*Short task*.
Transcribe only part of the material below: the lines from the one containing "Give me the Altair source for this chart." through the one containing "y_ticks = list(range(0, 61, 10))", inclusive, exactly as written.

───── Provided records ─────

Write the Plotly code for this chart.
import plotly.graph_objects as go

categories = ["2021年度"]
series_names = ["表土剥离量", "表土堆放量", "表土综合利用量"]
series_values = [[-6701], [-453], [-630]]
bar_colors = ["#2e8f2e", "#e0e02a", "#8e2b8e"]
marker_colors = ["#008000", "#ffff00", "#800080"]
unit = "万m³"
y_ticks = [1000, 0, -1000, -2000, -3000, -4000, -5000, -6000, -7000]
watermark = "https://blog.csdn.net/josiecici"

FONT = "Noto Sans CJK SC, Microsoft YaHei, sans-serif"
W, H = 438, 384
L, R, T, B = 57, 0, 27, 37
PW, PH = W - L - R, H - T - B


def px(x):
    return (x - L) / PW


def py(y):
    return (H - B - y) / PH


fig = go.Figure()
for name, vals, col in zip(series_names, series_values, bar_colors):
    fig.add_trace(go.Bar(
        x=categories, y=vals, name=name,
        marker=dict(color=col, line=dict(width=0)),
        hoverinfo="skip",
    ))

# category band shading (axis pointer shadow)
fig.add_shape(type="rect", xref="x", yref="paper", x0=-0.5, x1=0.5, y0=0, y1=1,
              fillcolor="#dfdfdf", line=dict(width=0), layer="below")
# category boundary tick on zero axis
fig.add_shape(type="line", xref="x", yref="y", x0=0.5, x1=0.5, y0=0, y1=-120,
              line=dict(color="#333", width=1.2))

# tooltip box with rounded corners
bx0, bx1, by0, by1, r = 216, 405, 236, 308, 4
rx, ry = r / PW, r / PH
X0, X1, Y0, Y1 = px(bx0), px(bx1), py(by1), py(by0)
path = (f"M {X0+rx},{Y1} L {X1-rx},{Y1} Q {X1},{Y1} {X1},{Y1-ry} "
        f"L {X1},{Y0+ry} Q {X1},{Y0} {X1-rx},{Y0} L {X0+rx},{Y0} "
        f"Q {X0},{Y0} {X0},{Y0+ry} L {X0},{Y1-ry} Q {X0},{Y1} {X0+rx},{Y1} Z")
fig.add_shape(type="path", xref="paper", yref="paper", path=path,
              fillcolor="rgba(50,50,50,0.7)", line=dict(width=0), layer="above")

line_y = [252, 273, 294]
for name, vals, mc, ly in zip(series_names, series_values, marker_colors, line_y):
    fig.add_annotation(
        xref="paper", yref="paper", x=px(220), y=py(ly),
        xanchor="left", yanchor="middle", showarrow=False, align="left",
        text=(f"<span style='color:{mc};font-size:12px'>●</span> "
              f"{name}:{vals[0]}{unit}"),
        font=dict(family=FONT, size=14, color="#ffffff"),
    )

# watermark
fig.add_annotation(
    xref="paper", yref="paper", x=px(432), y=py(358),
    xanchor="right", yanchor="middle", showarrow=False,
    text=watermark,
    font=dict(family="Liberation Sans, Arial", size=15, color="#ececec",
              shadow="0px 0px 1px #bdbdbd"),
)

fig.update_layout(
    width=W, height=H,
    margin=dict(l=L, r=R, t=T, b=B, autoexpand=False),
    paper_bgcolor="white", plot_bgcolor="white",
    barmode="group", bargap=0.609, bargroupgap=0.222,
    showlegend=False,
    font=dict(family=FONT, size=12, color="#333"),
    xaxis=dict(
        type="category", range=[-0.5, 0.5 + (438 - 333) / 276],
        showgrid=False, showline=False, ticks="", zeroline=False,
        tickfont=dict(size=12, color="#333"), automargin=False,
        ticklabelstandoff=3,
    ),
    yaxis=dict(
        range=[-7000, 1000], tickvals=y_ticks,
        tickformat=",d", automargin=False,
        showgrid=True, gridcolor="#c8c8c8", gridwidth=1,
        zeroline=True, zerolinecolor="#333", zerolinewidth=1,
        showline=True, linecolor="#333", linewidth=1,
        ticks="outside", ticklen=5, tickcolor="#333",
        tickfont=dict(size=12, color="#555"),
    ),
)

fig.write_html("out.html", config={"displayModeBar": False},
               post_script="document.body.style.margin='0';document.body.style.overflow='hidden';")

─────
───── Provided records ─────

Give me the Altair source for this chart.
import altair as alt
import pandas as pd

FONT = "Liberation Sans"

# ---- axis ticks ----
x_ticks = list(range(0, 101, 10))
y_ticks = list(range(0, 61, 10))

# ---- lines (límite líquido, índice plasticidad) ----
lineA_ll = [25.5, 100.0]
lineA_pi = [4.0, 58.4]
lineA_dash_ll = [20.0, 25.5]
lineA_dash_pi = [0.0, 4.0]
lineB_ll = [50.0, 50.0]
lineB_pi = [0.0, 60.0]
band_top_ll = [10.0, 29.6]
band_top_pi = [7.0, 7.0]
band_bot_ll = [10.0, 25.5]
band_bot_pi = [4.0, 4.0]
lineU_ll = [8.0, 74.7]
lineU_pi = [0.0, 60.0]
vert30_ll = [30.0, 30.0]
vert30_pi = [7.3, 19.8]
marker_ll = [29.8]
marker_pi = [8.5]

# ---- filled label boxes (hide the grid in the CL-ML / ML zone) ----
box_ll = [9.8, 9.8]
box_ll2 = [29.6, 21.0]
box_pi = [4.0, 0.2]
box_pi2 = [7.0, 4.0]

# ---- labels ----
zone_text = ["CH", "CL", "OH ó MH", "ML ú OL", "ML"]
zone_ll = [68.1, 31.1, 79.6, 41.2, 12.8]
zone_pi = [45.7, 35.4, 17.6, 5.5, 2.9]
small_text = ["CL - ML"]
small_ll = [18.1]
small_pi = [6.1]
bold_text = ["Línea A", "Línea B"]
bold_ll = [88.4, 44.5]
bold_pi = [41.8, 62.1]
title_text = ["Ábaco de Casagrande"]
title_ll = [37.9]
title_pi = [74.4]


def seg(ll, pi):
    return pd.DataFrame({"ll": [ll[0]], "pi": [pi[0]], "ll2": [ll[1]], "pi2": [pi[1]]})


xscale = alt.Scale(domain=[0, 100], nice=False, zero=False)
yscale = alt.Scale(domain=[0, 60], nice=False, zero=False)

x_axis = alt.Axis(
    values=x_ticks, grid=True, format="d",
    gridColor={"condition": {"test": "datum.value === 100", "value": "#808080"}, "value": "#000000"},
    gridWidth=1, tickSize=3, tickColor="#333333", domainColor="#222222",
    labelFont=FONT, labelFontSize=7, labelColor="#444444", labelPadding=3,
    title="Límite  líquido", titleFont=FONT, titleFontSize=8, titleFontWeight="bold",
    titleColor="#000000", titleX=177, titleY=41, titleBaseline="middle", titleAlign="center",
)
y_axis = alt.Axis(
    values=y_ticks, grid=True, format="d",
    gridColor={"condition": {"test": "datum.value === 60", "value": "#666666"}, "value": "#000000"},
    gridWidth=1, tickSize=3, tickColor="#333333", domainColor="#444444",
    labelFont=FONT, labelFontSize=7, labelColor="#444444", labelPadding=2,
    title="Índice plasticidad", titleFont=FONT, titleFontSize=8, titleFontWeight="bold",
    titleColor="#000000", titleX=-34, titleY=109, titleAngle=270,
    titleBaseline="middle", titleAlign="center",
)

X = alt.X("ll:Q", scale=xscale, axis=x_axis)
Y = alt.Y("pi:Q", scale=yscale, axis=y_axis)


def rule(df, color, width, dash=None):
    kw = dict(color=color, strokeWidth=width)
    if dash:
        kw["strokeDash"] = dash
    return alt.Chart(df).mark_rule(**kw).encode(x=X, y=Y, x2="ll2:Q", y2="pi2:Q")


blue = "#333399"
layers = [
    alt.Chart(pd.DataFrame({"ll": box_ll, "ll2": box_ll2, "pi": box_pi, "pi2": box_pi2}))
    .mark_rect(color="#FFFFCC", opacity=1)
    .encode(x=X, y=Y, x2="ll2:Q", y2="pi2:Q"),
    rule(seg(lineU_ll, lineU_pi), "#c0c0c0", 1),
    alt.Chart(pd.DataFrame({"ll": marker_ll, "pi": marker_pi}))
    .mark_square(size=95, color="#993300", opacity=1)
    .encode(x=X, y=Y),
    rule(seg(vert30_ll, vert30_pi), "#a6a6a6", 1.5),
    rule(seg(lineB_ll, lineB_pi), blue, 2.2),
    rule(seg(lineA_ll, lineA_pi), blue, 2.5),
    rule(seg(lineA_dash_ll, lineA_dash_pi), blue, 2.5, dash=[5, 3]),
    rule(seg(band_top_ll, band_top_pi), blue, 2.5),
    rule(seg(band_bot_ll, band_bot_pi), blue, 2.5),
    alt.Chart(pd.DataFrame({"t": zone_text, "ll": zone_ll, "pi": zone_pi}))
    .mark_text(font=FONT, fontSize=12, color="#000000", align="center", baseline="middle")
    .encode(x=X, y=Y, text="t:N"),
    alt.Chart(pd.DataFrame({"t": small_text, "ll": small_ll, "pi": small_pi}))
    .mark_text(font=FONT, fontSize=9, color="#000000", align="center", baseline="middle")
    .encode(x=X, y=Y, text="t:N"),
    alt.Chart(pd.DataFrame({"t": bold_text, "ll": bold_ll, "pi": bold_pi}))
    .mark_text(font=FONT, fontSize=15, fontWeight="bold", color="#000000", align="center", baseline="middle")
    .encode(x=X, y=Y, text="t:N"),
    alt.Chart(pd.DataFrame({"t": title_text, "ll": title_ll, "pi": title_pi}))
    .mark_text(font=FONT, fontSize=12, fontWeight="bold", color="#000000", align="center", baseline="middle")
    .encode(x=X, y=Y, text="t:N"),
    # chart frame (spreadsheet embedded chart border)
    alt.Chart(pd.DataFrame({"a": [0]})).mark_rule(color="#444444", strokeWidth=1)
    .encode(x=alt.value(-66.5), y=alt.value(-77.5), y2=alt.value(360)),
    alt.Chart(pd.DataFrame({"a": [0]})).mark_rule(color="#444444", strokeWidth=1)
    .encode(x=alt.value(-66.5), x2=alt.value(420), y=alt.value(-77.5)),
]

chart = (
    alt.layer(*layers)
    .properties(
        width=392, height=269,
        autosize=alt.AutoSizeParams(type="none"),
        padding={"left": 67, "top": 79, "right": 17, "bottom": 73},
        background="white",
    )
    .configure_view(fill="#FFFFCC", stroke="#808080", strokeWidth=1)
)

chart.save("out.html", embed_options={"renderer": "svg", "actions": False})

─────

*Correct output*.
Give me the Altair source for this chart.
import altair as alt
import pandas as pd

FONT = "Liberation Sans"

# ---- axis ticks ----
x_ticks = list(range(0, 101, 10))
y_ticks = list(range(0, 61, 10))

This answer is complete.